The period of the Reformation, down to about 1600, was, as has been said, “a really bad time for Bell-founders,” and several of the important Foundries, as at Bristol, Gloucester, and elsewhere, appear either to have been closed for a time or died out altogether. The chief cause of this was doubtless the Dissolution of the Monasteries, coupled with the operations of Edward VI’s Commissioners, large numbers of Bells being sold or converted into secular property. These were distributed among the Parish Churches, and many instances may be traced of 2nd-hand Bells still existing, as at Abberley, in Worcestershire, where there is an Ancient Bell from a Yorkshire Monastery. It should also be remembered that very little Church-building was done in the latter half of the century. On the other hand, the statement which has gained some currency, that the commissioners only left 1 Bell in each Parish Church, is not borne out by facts. Many Churches still possess 3 or even 4 Mediaeval Bells which must have hung untouched in their Towers before and since the Reign of Edward VI.
But this lapse in Bell-founding was not invariable; the Foundries at Leicester, Nottingham, Bury St. Edmunds, & Reading actually seem to have received a new Lease of Life, and 1560–1600 is almost their most flourishing Period. This is especially the case at Leicester, where a well-known Family named Newcombe were at work succeeded by an equally celebrated Founder named Hugh Watts, whose fine Bells were deservedly famous. At Nottingham we have the Dynasty of the Oldfields, lasting from 1550 to 1710; and at Reading a series of Founders of different names, ending in a succession of Knights down to 1700. The Hatches of Ulcombe, in Kent, were another prosperous Family, as were the Eldridges of Chertsey.
Their great Rivals of modern times, the Taylors of Loughborough, cannot emulate them in Antiquity, though they can still boast a respectable Pedigree, dating from Thomas Eayre of Kettering, in 1731. After moving to St Neots, Leicester, & Oxford, the Firm finally settled, about 1840, under John Taylor, at Loughborough, where his grandsons carried on the Business.
The Tuning of Bells
A vibrating Bell produces many frequencies of sound, each produced by a different vibrational mode of the Bell.

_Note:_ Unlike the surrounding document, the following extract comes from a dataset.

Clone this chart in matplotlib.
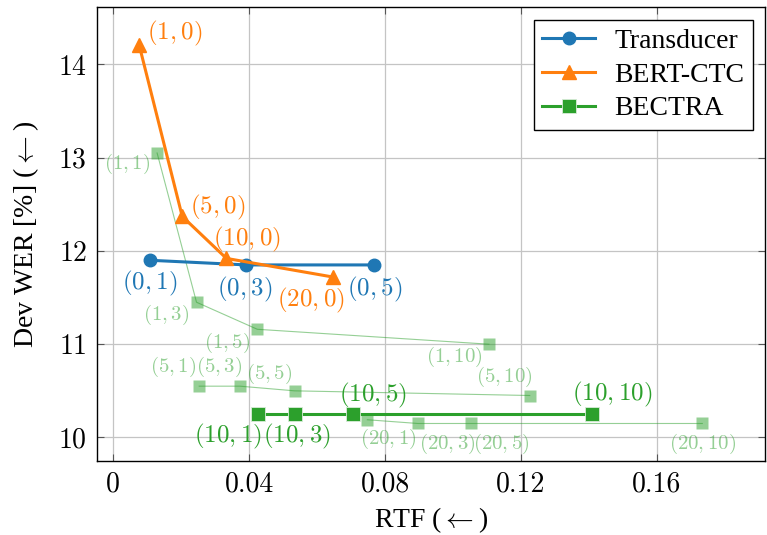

Once a Bell has been Cast, the partial frequencies are tuned by removing metal in annular rings, usually from the inside. The Bell can never be tuned up, it must be tuned down to the note as the act of shaving the metal from the inside of the Bell increases its volume thereby lowering the note of the Bell. In fact, it is usually not possible to tune a single-partial (harmonic) in a Bell. The Bell-founder’s skill is needed to accurately bring the partials into tune with themselves, and the Bell in tune with others, because removing metal from one place inside the Bell affects more than one partial. The basis of true-harmonic tuning is that the 5 lowest partials (the hum, prime, tierce, quint & nominal) should be related as simple musical intervals. This was a rediscovery of knowledge obtained by Bell-founders by rule of thumb. The Hemonys working in the 17thC could measure & tune partials to within 3 cents (100th of a Semitone) and tuned to true-harmonic principles. Some continental Bells from the 19thC are true-harmonic. However, the tradition in the UK up to the end of the 19thC was to produce non-true harmonic (old-style) Bells. Taylors, following visits abroad and a series of experiments, were the 1st UK Founders to adopt the Continental practice of true-harmonic tuning. Although a Bell sound can contain many partials, the overall impression on the ear is often of a single pitch. This frequency (the strike note) often does not appear in the list of partials. The frequencies of partials are usually determined by beating them against tuning forks, a frequency generator or stroboscopic discs – or sometimes nowadays, using an audio frequency spectrum analyser.
Using a Lathe, metal is shaved from inside the Bell at various points until the proper tuning is achieved. The Bell Founder must Tune the 5 lowest Partials, at a minimum, to the standard of A3=440 vibrations per second.
|Partial||Interval||Interval in Cents|
|Hum||2 Octaves below nominal||-2400|
|Prime||1 Octave below nominal||-1200|
|Tierce||Minor third above Prime||-900|
|Quint||Perfect 5th above Prime||-500|
Although the Profile & Tuning process works to intensify the Prime while subduing the Tierce (minor third), it is the Minor Third that gives Bells their beautiful, melancholy, plaintive & compelling sounds.
The Mears Bell shows typical old style tuning; a hum which is sharp (in this case by just over 1.5 semitones), a prime which is close, a tierce which is sharper than a minor third & a quint which is somewhat out from the theoretical. Finally, note the many other partials for both Bells. A musical ear can probably hear several of the lowest 5 partials in a Bell, especially the hum, tierce & prime which often last for quite a while (many seconds) after the Bell has been struck. Finally, the practical difficulties of re-tuning large numbers of partials, controlling their relative intensities, and an understandable reluctance to take metal off the outside of a Bell, is such that Bells depend as much on their profile as the work of the Tuner for their quality. Analysis of Taylor Bells cast in the late 19thC suggests that they had already begun to change their profiles and the timbre of their Bells.